◆ Short exercise ◆
Go through the records and show each line where the word "this" occurs.

◆ Exercise inputs ◆
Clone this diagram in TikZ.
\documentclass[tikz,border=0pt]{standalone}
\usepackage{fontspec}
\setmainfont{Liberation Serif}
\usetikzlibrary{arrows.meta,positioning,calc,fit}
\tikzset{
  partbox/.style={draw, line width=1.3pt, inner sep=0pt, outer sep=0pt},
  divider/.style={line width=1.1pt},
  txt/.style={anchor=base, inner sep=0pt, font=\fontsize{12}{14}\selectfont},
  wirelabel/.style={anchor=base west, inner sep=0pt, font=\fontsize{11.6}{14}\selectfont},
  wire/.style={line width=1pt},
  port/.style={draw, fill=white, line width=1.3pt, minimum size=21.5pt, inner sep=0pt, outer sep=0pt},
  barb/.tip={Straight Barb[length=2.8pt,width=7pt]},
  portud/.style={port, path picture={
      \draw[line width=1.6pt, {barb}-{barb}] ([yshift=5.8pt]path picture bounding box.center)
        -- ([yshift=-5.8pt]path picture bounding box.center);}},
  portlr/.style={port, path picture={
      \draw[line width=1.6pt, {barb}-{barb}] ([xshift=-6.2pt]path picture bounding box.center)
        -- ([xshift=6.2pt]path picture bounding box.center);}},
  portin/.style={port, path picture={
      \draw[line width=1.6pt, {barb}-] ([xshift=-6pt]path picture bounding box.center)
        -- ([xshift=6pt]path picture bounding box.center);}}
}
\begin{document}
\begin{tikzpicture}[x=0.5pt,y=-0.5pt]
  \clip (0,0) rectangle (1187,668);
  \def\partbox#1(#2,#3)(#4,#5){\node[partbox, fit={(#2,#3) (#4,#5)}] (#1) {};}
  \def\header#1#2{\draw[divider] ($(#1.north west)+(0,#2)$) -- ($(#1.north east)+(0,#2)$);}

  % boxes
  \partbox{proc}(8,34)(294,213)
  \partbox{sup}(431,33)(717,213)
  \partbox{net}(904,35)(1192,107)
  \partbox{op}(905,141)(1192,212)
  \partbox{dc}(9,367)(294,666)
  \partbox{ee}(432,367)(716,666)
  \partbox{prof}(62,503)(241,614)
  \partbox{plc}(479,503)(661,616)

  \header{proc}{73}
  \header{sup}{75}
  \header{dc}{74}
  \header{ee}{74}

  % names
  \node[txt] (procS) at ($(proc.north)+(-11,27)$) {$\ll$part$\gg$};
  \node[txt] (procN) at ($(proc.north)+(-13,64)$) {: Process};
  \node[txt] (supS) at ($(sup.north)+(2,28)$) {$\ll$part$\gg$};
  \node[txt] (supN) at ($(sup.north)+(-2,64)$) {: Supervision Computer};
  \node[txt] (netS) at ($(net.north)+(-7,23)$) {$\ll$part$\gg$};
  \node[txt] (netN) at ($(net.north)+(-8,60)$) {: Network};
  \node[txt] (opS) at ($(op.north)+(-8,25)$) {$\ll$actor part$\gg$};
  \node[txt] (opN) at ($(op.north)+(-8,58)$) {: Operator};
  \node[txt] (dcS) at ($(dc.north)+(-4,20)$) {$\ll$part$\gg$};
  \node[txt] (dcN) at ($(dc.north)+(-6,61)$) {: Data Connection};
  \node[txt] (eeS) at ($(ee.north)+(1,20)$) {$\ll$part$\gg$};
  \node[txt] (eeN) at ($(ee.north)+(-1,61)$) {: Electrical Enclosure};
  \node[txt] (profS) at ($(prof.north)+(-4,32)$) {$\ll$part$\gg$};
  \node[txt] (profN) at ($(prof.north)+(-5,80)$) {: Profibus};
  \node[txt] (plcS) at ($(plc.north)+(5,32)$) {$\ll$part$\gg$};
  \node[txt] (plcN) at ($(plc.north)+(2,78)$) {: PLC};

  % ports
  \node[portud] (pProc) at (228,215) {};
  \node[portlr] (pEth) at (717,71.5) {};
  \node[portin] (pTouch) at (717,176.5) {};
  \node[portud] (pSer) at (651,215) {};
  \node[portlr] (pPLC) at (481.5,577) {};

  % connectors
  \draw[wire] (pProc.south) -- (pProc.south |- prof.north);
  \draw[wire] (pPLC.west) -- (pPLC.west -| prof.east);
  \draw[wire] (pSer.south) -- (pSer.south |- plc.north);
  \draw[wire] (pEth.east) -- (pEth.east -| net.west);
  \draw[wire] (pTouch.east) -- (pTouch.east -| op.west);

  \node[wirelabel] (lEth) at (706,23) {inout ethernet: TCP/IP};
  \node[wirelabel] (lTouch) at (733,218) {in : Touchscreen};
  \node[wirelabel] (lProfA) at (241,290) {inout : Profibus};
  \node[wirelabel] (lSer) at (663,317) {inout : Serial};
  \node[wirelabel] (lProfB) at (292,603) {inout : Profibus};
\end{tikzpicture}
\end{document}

* * *

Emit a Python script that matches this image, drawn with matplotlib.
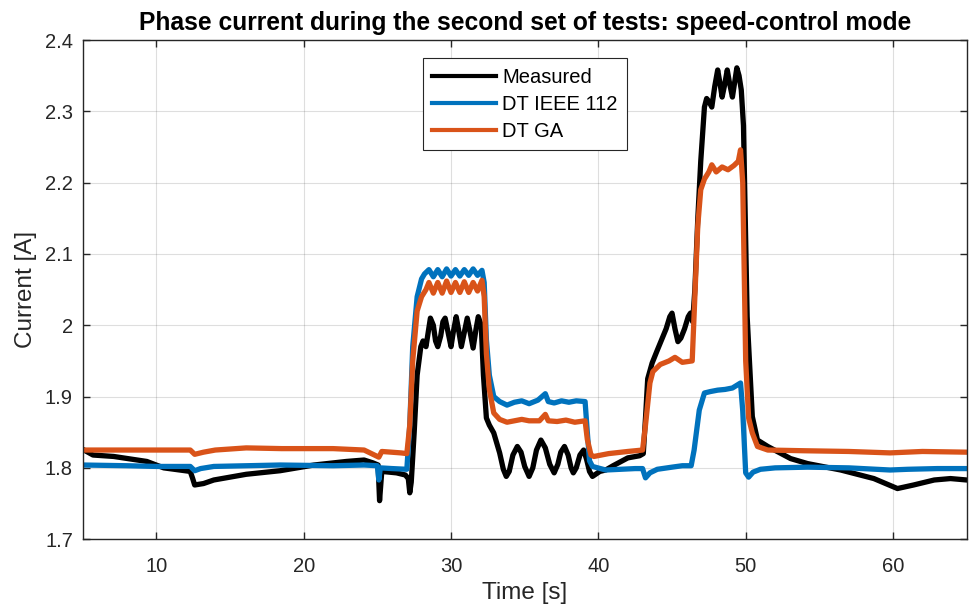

◆ Result of the exercise ◆
Clone this diagram in TikZ.
Emit a Python script that matches this image, drawn with matplotlib.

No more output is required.